Automated machine learning (AutoML) shows great promise in providing more efficient, explainable, and reproducible AI solutions. Organizations might wonder, however, are all AutoML tools created equal? In other words, are the AutoML capabilities offered in AI platforms and other technologies all doing the same thing? The short answer is: no, not all AutoML is created equal.
AutoML involves automating the process of applying machine learning (ML). This includes all the time consuming, iterative tasks included in ML model development. Such automation enables building and analyzing more ML models quicker and more efficiently. Amongst other things, AutoML thus allows for greater access to AI and ML and faster and greater production of reliable results for the business.
Different Degrees of Automation
It’s important to note that automation can be present in varying degrees. The vision for the future of AutoML is one of complete (or nearly complete) automation, but this is still just a vision. The reality of most AutoML tools and systems today is that they are not completely automatic — yet.
Organizations can evaluate systems that offer AutoML capabilities based on how their expectations and requirements match the level of automation present in the tool. These levels can be separated as follows:
- Manual: The system does not help you to do it — code your way in!
- Tooled: The system provides tools or components that can be combined to perform the task.
- Assisted: The system helps or guides you along the way in a simple fashion, but some important choices are still up to you.
- Auto: The system does everything, end to end.
Automation of the Data Science Pipeline
The development of AutoML has spurred the application of automation to the whole data-to-insights pipeline, from cleaning the data to tuning algorithms through feature selection and feature creation and even to operationalization. Some of the steps of the data science pipeline that can be automated through AutoML to increase the speed of the process include:
- Automated Data Preparation: Automating data preparation consists of defining a series of steps or actions that will occur each time a defined trigger occurs. For example, one useful cleaning step is that of parsing dates automatically. Dataiku offers a parse to standard date format processor which recognizes the true, unambiguous meaning of the date. So when you have a column that appears to be a date, Dataiku is able to recognize it as a date. Such steps allow you to notice any non-conforming data that needs to go through further manual inspection.
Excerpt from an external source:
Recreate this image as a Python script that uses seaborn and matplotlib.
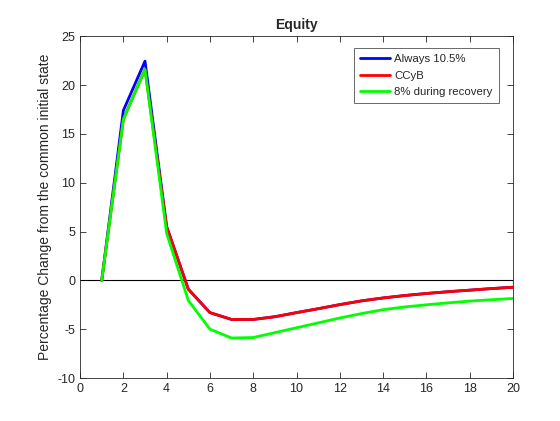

- Automated Feature Engineering: Feature engineering refers to the process of deriving new information from existing data. Automated feature engineering is the process of exploring the dataset for possible combinations of features automatically rather than manually. An example of when feature engineering might be necessary is if there are large absolute differences between values — in this case, we might want to apply a rescaling technique. Feature scaling is a method used to normalize the range between the values of numerical features. Why? Because variables that are measured at different scales do not contribute equally to the model fitting, and they might end up creating a bias.
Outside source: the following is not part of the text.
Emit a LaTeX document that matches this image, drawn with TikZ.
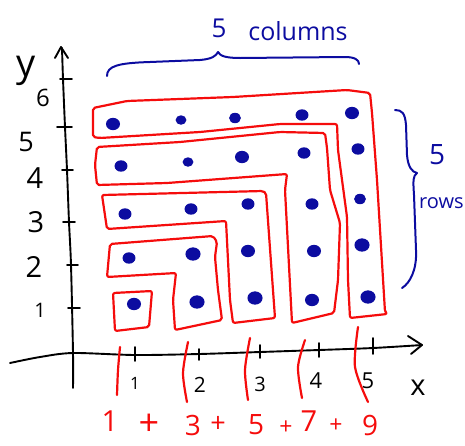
\documentclass[tikz,border=0pt]{standalone}
\usepackage{fontspec}
\setmainfont{Open Sans}
\definecolor{pen}{RGB}{12,12,160}
\definecolor{redpen}{RGB}{245,12,12}
\newcommand{\fs}[1]{\fontsize{#1}{#1}\selectfont}
\begin{document}
\begin{tikzpicture}[x=1pt,y=-1pt,
  redline/.style={draw=redpen, line width=2.2pt, line join=round, line cap=round, rounded corners=2pt},
  redarc/.style={draw=redpen, line width=2.2pt, line cap=round},
  axisline/.style={draw=black, line width=1.9pt, line cap=round, line join=round},
  bluepen/.style={draw=pen, line width=2pt, line cap=round, line join=round},
  dotfill/.style={fill=pen},
  lab/.style={inner sep=0pt, text=black},
  bluelab/.style={inner sep=0pt, text=pen},
  redlab/.style={inner sep=0pt, text=redpen}]
\useasboundingbox (0,0) rectangle (465,445);

% axes
\draw[axisline] plot[smooth] coordinates {(73,388) (73,353) (71,265) (69,222) (67,170) (65,127) (63,79) (62,48)};
\draw[axisline] (55,58) -- (61,47) -- (68,58);
\draw[axisline] (60,79) -- (72,79);
\draw[axisline] (57,127) -- (72,127);
\draw[axisline] (62,170) -- (73,170);
\draw[axisline] (63,222) -- (75,222);
\draw[axisline] (67,265) -- (78,265);
\draw[axisline] (68,308) -- (80,308);
\draw[axisline] plot[smooth] coordinates {(10,363) (40,357) (73,353) (135,355) (199,354) (260,352) (319,350) (373,348) (422,345)};
\draw[axisline] (408,336) -- (422,345) -- (411,354);
\draw[axisline] (135,347) -- (135,361);
\draw[axisline] (199,349) -- (199,360);
\draw[axisline] (260,345) -- (260,358);
\draw[axisline] (319,343) -- (319,357);
\draw[axisline] (373,338) -- (373,354);

% axis labels
\node[lab, font=\fs{38}] (ly) at (26,71) {y};
\node[lab, font=\fs{24}] (y6) at (43,98) {6};
\node[lab, font=\fs{27}] (y5) at (26,142) {5};
\node[lab, font=\fs{29}] (y4) at (35,178) {4};
\node[lab, font=\fs{29}] (y3) at (36,222) {3};
\node[lab, font=\fs{29}] (y2) at (34,267) {2};
\node[lab, font=\fs{20}] (y1) at (40,310) {1};
\node[lab, font=\fs{17}] (x1) at (135,383) {1};
\node[lab, font=\fs{21}] (x2) at (200,385) {2};
\node[lab, font=\fs{20}] (x3) at (260,384) {3};
\node[lab, font=\fs{22}] (x4) at (316,381) {4};
\node[lab, font=\fs{22}] (x5) at (368,381) {5};
\node[lab, font=\fs{29}] (lx) at (418,388) {x};

% red gnomons
\draw[redline] (93,108) -- (127,101) -- (233,97) -- (347,90) -- (370,93) -- (372,113) -- (377,180) -- (385,312) -- (387,314) -- (350,318) -- (348,280) -- (347,217) -- (338,150) -- (337,124) -- (280,124) -- (200,132) -- (100,138) -- (93,137) -- cycle;
\draw[redline] (97,147) -- (180,142) -- (280,132) -- (325,133) -- (327,148) -- (330,190) -- (340,223) -- (338,280) -- (334,313) -- (292,323) -- (285,190) -- (287,174) -- (167,183) -- (97,185) -- (95,165) -- cycle;
\draw[redline] (102,195) -- (263,191) -- (266,193) -- (275,318) -- (233,323) -- (230,300) -- (226,221) -- (107,229) -- cycle;
\draw[redline] (110,244) -- (213,236) -- (217,242) -- (215,257) -- (218,290) -- (222,320) -- (175,330) -- (173,300) -- (176,273) -- (107,277) -- cycle;
\draw[redline] (113,293) -- (152,291) -- (149,327) -- (115,331) -- cycle;

% red strokes at the x axis
\draw[redarc] plot[smooth] coordinates {(120,347) (118,370) (117,395)};
\draw[redarc] plot[smooth] coordinates {(188,342) (183,373) (187,402)};
\draw[redarc] plot[smooth] coordinates {(250,338) (245,370) (248,400)};
\draw[redarc] plot[smooth] coordinates {(305,340) (298,367) (302,398)};
\draw[redarc] plot[smooth] coordinates {(358,327) (355,367) (368,402)};

% dots
\foreach \x/\y/\r in {113/124/6.5, 181/120/5, 235/118/5.5, 302/115/6, 352/113/6.5,
                      121/166/6, 188/162/5, 242/157/6.5, 304/153/6, 358/149/6,
                      125/214/6, 191/209/6, 248/204/6, 312/204/6, 360/199/5.5,
                      129/258/6, 193/254/7, 248/251/6.5, 314/251/6.5, 362/245/7,
                      134/304/6.5, 197/302/7, 255/298/7, 312/300/6.5, 368/297/7}
  \fill[dotfill] (\x,\y) ellipse [x radius=\r*1.08, y radius=\r*0.95];

% braces
\draw[bluepen] (107,76) .. controls (107,66) and (118,63) .. (150,62) -- (200,60) .. controls (212,59) and (216,56) .. (218,52) .. controls (220,56) and (226,58) .. (240,58) -- (345,57) .. controls (355,57) and (359,60) .. (359,64);
\draw[bluepen] (395,110) .. controls (402,110) and (405,113) .. (406,125) -- (407,155) .. controls (408,167) and (412,172) .. (417,173) .. controls (413,176) and (413,180) .. (414,195) -- (416,250) .. controls (417,270) and (410,283) .. (402,288);
\node[bluelab, font=\fs{26}] (c5) at (219,28) {5};
\node[bluelab, font=\fs{25}] (cols) at (298,31) {columns};
\node[bluelab, font=\fs{28}] (r5) at (437,155) {5};
\node[bluelab, font=\fs{20}, anchor=west] (rows) at (419,203) {rows};

% sum
\node[redlab, font=\fs{29}] (s1) at (110,421) {1};
\node[redlab, font=\fs{36}] (p1) at (149,425) {+};
\node[redlab, font=\fs{28}] (s3) at (193,425) {3};
\node[redlab, font=\fs{27}] (p2) at (218,424) {+};
\node[redlab, font=\fs{28}] (s5) at (256,425) {5};
\node[redlab, font=\fs{23}] (p3) at (286,428) {+};
\node[redlab, font=\fs{29}] (s7) at (309,421) {7};
\node[redlab, font=\fs{23}] (p4) at (336,426) {+};
\node[redlab, font=\fs{28}] (s9) at (370,425) {9};
\end{tikzpicture}
\end{document}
- Algorithms Comparison and Parameter Optimization: Quickly hone in on the most promising regions of the search space of the algorithms’ hyperparameters to explore and find better models in the limited amount of time available to train and test models. Automatically compare algorithms and hyperparameters, preselecting only those that make sense given the data, and select the best performing one(s).
How It Works in Dataiku
Dataiku —the world’s leading AI and machine learning platform that supports agility in organizations’ data efforts via collaborative, elastic, and responsible AI, all at enterprise scale — contains a powerful AutoML engine that allows you to get highly optimized models with minimal intervention.
In Dataiku, you can select between:
- The Expert Mode: Having the full control over all training settings, algorithm settings, and optimization process, including writing your own custom models and using advanced deep learning models
- The AutoML Mode: Using Dataiku’s powerful automatic ML engine in order to effortlessly get models
The AutoML engine of Dataiku will analyze your dataset, and, depending on your preferences, select the best features handling, algorithms and hyperparameters. Note, however, that in the AutoML mode, you will still be able to define the types of algorithms Dataiku will train. This will let you choose between fast prototypes, interpretable models, or high-performing models with less interpretability.
Dataiku also offers features that go beyond AutoML and toward the automation of the entire data-to-insights pipeline. You can also choose to automate actions and workflows in Dataiku to leverage powerful scheduling capabilities. Preparing data, for example, requires repetitive tasks like flagging invalid rows and parsing to standard date formats, converting currencies, and more. With Dataiku, scenarios and triggers automate repetitive processes by scheduling for periodic execution or triggers based on conditions.
A scenario has two required components:
- Triggers that activate a scenario and cause it to run
- Steps, or actions, that a scenario takes when it runs
There are many predefined triggers and steps, making the process of automating Flow updates flexible and easy to do. For greater customization, you can create your own Python triggers and steps.
With automation in place and a strong team of data scientists and citizen data scientists, organizations can manage more projects and scale AI across the enterprise.